__What is needed__.
Review the listing and copy each line that holds the word "this".

__Source records__.
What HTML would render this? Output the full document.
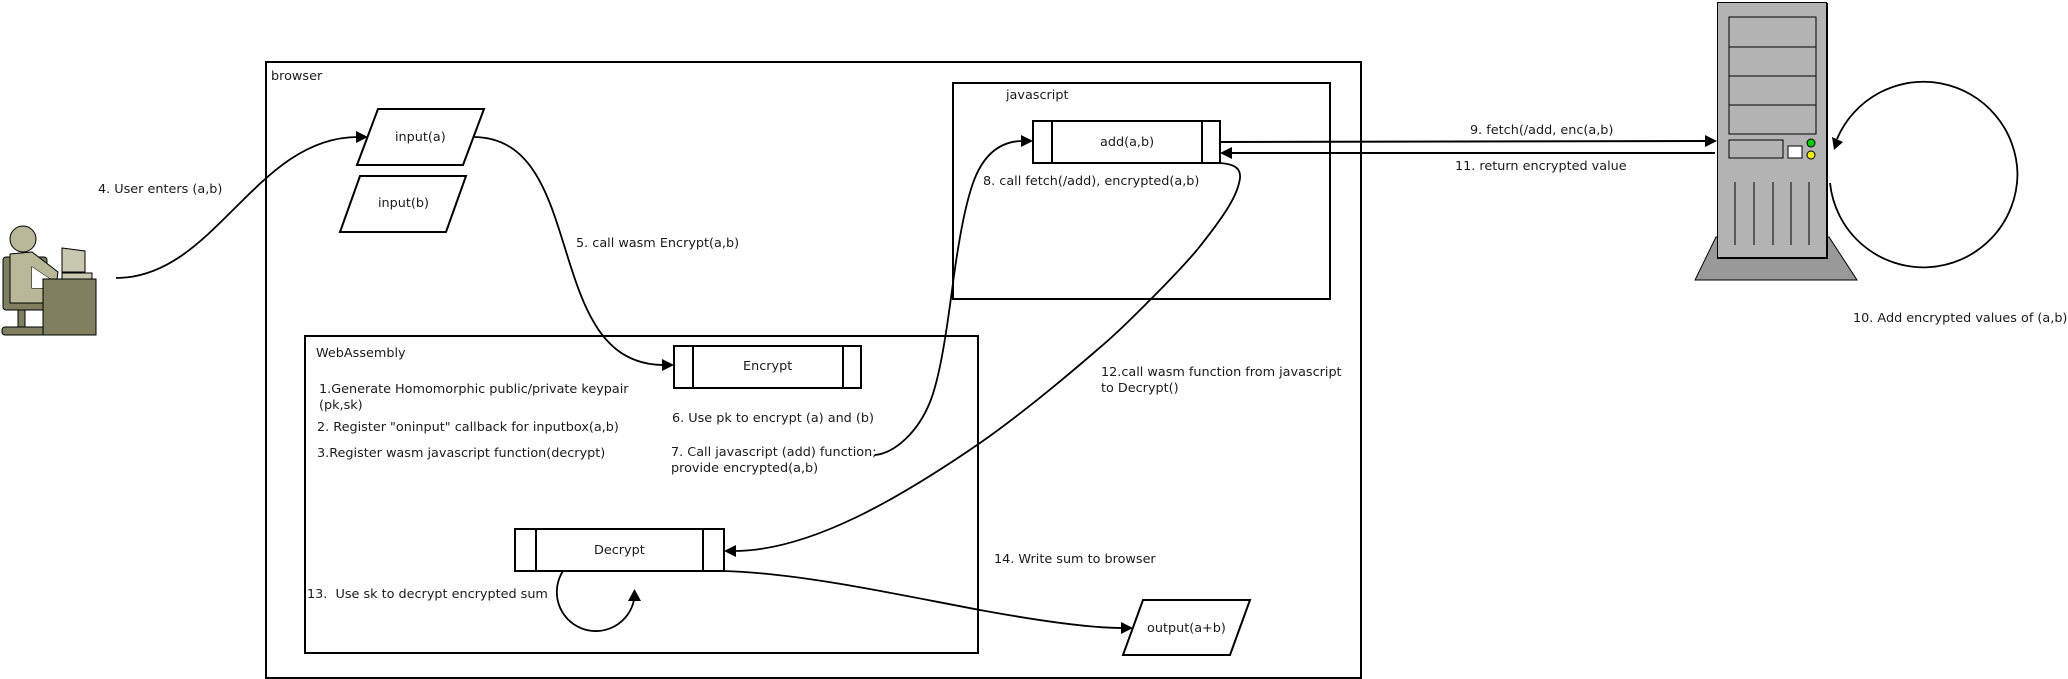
<!DOCTYPE html>
<html><head><meta charset="utf-8"><style>
html,body{margin:0;padding:0;background:#fff;width:2068px;height:679px;overflow:hidden}
svg{display:block}
text{font-family:"DejaVu Sans",sans-serif;font-size:12.8px;fill:#1a1a1a}
.b{fill:#fff;stroke:#000;stroke-width:2}
.n{fill:none;stroke:#000;stroke-width:2}
.c{fill:none;stroke:#000;stroke-width:1.8}
.s{stroke:#000;stroke-width:1}
</style></head><body>
<svg width="2068" height="679" viewBox="0 0 2068 679" xmlns="http://www.w3.org/2000/svg">
<rect class="n" x="266" y="62" width="1095" height="616"/>
<rect class="n" x="953" y="83" width="377" height="216"/>
<rect class="n" x="305" y="336" width="673" height="317"/>

<polygon class="b" points="378,109 484,109 463,165 357,165"/>
<polygon class="b" points="360,176 466,176 446,232 340,232"/>
<polygon class="b" points="1143,600 1250,600 1230,655 1123,655"/>

<rect class="b" x="1033" y="121" width="187" height="42"/>
<path class="n" d="M1052 121V163M1202 121V163"/>
<rect class="b" x="674" y="346" width="187" height="42"/>
<path class="n" d="M693 346V388M843 346V388"/>
<rect class="b" x="515" y="529" width="209" height="42"/>
<path class="n" d="M536 529V571M703 529V571"/>

<!-- connectors -->
<path class="c" d="M116 278C215 278 255 137 358 137"/>
<polygon points="368,137 356,131 356,143"/>
<path class="c" d="M473 137C590 137 540 365 664 365"/>
<polygon points="674,365 662,359 662,371"/>
<path class="c" d="M875 455C895 453 918 432 930 402C941 375 948 320 953 283C960 230 967 200 973 183C983 155 1000 141 1023 141"/>
<polygon points="1033,141 1021,135 1021,147"/>
<path class="c" d="M1220 163C1234 164 1241 168 1240 178C1238 195 1225 215 1197 250C1180 270 1165 285 1150 300C1130 320 1115 335 1097 350C1060 382 1020 415 980 443C900 498 810 551 734 551"/>
<polygon points="724,551 736,545 736,557"/>
<path class="c" d="M724 571C800 573 900 595 980 610C1040 621 1090 628 1123 628"/>
<polygon points="1133,628 1121,622 1121,634"/>
<path class="c" d="M563 571A39 39 0 1 0 634 600"/>
<polygon points="634.5,589 628,601 641,601"/>
<path class="n" d="M1220 142L1707 141"/>
<polygon points="1717,141 1705,135 1705,147"/>
<path class="n" d="M1715 153L1230 153"/>
<polygon points="1220,153 1232,147 1232,159"/>
<path class="c" d="M1830 183A94 94 0 0 0 2017.5 174A94 94 0 0 0 1837 139"/>
<polygon points="1834,150 1832,137 1843,142"/>

<!-- person -->
<rect class="s" x="3" y="257" width="44" height="53" rx="3" fill="#808060"/>
<rect class="s" x="18" y="310" width="7" height="18" fill="#808060"/>
<rect class="s" x="2" y="327" width="44" height="8" rx="3" fill="#808060"/>
<polygon class="s" fill="#b8b898" points="10,254 32,252 58,272 57,279 50,279 32,267 32,288 43,288 43,303 10,303"/>
<polygon fill="#fff" points="32,267 50,279 43,279 43,288 32,288"/>
<circle class="s" cx="23" cy="239" r="13" fill="#b8b898"/>
<polygon class="s" fill="#c8c8b0" points="62,248 85,251 85,272 62,272"/>
<rect class="s" x="62" y="273" width="30" height="6" fill="#c8c8b0"/>
<rect class="s" x="43" y="279" width="53" height="56" fill="#808060"/>

<!-- server -->
<polygon fill="#999" stroke="#000" points="1716,237 1829,237 1857,280 1695,280"/>
<rect x="1717.5" y="2.5" width="109" height="255" fill="#b3b3b3" stroke="#000" stroke-width="1"/>
<path d="M1827 3V258H1717" fill="none" stroke="#000" stroke-width="2"/>
<rect x="1729" y="17" width="87" height="117" fill="none" stroke="#000" stroke-width="1"/>
<path d="M1729 47H1816M1729 76H1816M1729 105H1816" stroke="#000" stroke-width="1"/>
<rect x="1729" y="140" width="54" height="18" fill="none" stroke="#000" stroke-width="1"/>
<rect x="1788" y="146" width="14" height="12" fill="#fff" stroke="#000" stroke-width="1"/>
<circle cx="1811" cy="143" r="4" fill="#0c0" stroke="#000"/>
<circle cx="1811" cy="155" r="4" fill="#ee0" stroke="#000"/>
<path d="M1735 182V245M1754 182V245M1773 182V245M1791 182V245M1809 182V245" stroke="#000" stroke-width="1"/>

<!-- labels -->
<text x="271" y="80">browser</text>
<text x="395" y="141">input(a)</text>
<text x="378" y="207">input(b)</text>
<text x="576" y="247">5. call wasm Encrypt(a,b)</text>
<text x="98" y="193">4. User enters (a,b)</text>
<text x="316" y="357">WebAssembly</text>
<text x="319" y="393">1.Generate Homomorphic public/private keypair</text>
<text x="319" y="409">(pk,sk)</text>
<text x="317" y="431">2. Register "oninput" callback for inputbox(a,b)</text>
<text x="317" y="457">3.Register wasm javascript function(decrypt)</text>
<text x="672" y="422">6. Use pk to encrypt (a) and (b)</text>
<text x="671" y="456">7. Call javascript (add) function;</text>
<text x="671" y="472">provide encrypted(a,b)</text>
<text x="743" y="370">Encrypt</text>
<text x="594" y="554">Decrypt</text>
<text x="307" y="598">13.&#160; Use sk to decrypt encrypted sum</text>
<text x="1006" y="99">javascript</text>
<text x="1100" y="146">add(a,b)</text>
<text x="983" y="185">8. call fetch(/add), encrypted(a,b)</text>
<text x="1101" y="376">12.call wasm function from javascript</text>
<text x="1101" y="392">to Decrypt()</text>
<text x="994" y="563">14. Write sum to browser</text>
<text x="1147" y="632">output(a+b)</text>
<text x="1470" y="134">9. fetch(/add, enc(a,b)</text>
<text x="1455" y="170">11. return encrypted value</text>
<text x="1853" y="322">10. Add encrypted values of (a,b)</text>
</svg>
</body></html>
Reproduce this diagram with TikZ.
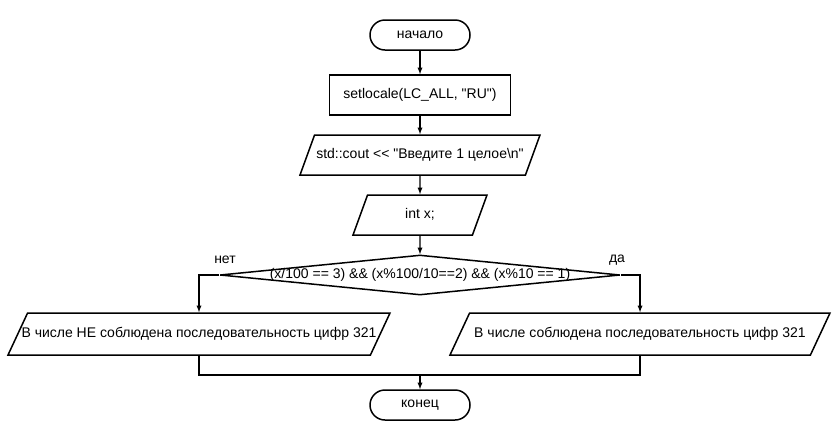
\documentclass[tikz,border=0pt]{standalone}
\usepackage{fontspec}
\setmainfont{Liberation Sans}
\usetikzlibrary{shapes.geometric}
\usetikzlibrary{arrows}

\begin{document}
\begin{tikzpicture}[x=1pt, y=-1pt, >=latex, font=\fontsize{14}{16}\selectfont,
    term/.style={draw, line width=1.5pt, rounded corners=15pt, minimum width=100pt, minimum height=30pt, inner sep=0pt},
    proc/.style={draw, line width=1.5pt, minimum width=181pt, minimum height=40pt, inner sep=0pt},
    io/.style={draw, line width=1.5pt, trapezium, trapezium left angle=70, trapezium right angle=110,
      trapezium stretches body, text height=10pt, text depth=3pt, inner xsep=0pt, inner ysep=13.5pt},
    cond/.style={draw, line width=1.5pt, diamond, minimum width=400pt, minimum height=40pt, inner sep=0pt},
    line/.style={line width=1.3pt}]
  \path[use as bounding box] (0, 0) rectangle (840, 440);

  \node[term] at (420, 35) (start) {начало};
  \node[proc] at (420, 95) (locale) {setlocale(LC\_ALL, \textquotedbl RU\textquotedbl)};
  \node[io, minimum width=240pt] at (420, 155) (prompt) {std::cout <{}< \textquotedbl Введите 1 целое\textbackslash n\textquotedbl};
  \node[io, minimum width=134pt] at (420, 215) (decl) {int x;};
  \node[cond] at (420, 275) (check) {\makebox[0pt]{(x/100 == 3) \&\& (x\%100/10==2) \&\& (x\%10 == 1)}};

  \node[io, minimum width=382pt, inner ysep=14.5pt, trapezium left angle=65, trapezium right angle=115] at (199, 334) (no)
    {\makebox[0pt]{В числе НЕ соблюдена последовательность цифр 321}};
  \node[io, minimum width=380pt, inner ysep=14.5pt, trapezium left angle=65, trapezium right angle=115] at (640, 334) (yes)
    {В числе соблюдена последовательность цифр 321};

  \node at (225, 260) (nolbl) {нет};
  \node at (617, 260) (yeslbl) {да};

  \node[term] at (420, 405) (stop) {конец};
  \coordinate (merge) at (420, 375);

  \draw[line, ->] (start) -- (locale);
  \draw[line, ->] (locale) -- (prompt);
  \draw[line, ->] (prompt) -- (decl);
  \draw[line, ->] (decl) -- (check);
  \draw[line, ->] (check.west) -| (no.north);
  \draw[line, ->] (check.east) -| (yes.north);
  \draw[line] (no.south) |- (merge) -| (yes.south);
  \draw[line, ->] (merge) -- (stop);
\end{tikzpicture}
\end{document}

__Written solution__.
What HTML would render this? Output the full document.
Reproduce this diagram with TikZ.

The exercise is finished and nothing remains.